E-type jag. Redefined car styling.

Sierra / Escort RS Cosworth one of the most competitive cars in Motorsport and gave power to the masses.

Original Mini doesn't really need an explanation.

Just my 2p worth.


----------



## pooma (Apr 12, 2008)

Original mini, innovative... Oh and I'm a massive fan of them.

But surely this needs a mention










Cadillac type 53, the first car with the pedal layout we have used for years.


----------



## robertdon777 (Nov 3, 2005)

Rayaan said:


> The original Lexus RX has to be on the list.
> 
> It single handedly created the SUV market - which like it or not, is absolutely MASSIVE today.
> 
> Porsche Cayenne would be a good one too, Porsche wouldn't be around if they didn't take a gamble on it.

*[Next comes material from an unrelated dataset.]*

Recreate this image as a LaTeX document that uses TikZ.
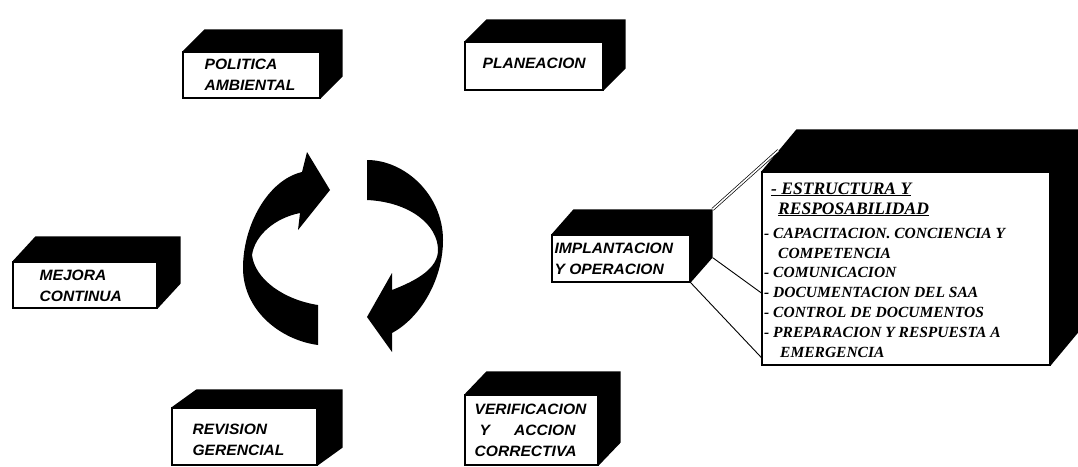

I always remember the Frontera as the start of SUVs in this country in the late 80's. They were what the sector stands for now.... Style over substance.


----------



## insanejim69 (Nov 13, 2011)

pooma said:


> Original mini, innovative... Oh and I'm a massive fan of them.
> 
> But surely this needs a mention
> 
> ...


Now thats an important car IMO. I think others have mistaken the idea of the thread TBH 

Veyron - Fast yes, important. Hell no !!!!!

James


----------



## Jersey Stardust (Jul 27, 2015)

Mk 1 & 2 Escort's. I think there is something special about the shape of the MK1, and when I drive mine I have the biggest smile on my face.


----------



## andy665 (Nov 1, 2005)

Ford Model T - moved people from horses to 4 wheels

Austin 7 - helped kickstart the Japanese motor industry

Mini - pioneered the modern compact car

VW Beetle - put reliability / practicality / affordability on the map

Jensen Interceptor FF - pioneered four wheel drive and ABS

Range Rover - the first luxury 4x4

Toyota Land Cruiser - put the 3rd world on reliable wheels

Toyota HiLux - as above

Ford Transit - revolutinised utility vehicles

Tucker Torpedo - started manufacturers thinking about safety

Toyota Prius - the first usable car with n alternative drivetrain

VW Golf - created the compact hatchback segment and showed that quality can be engineered into a compact car

Mazda MX5 - saved the small roadster market

Tesla Model S - forced manufacturers to fundamentally rethink their EV strategy


----------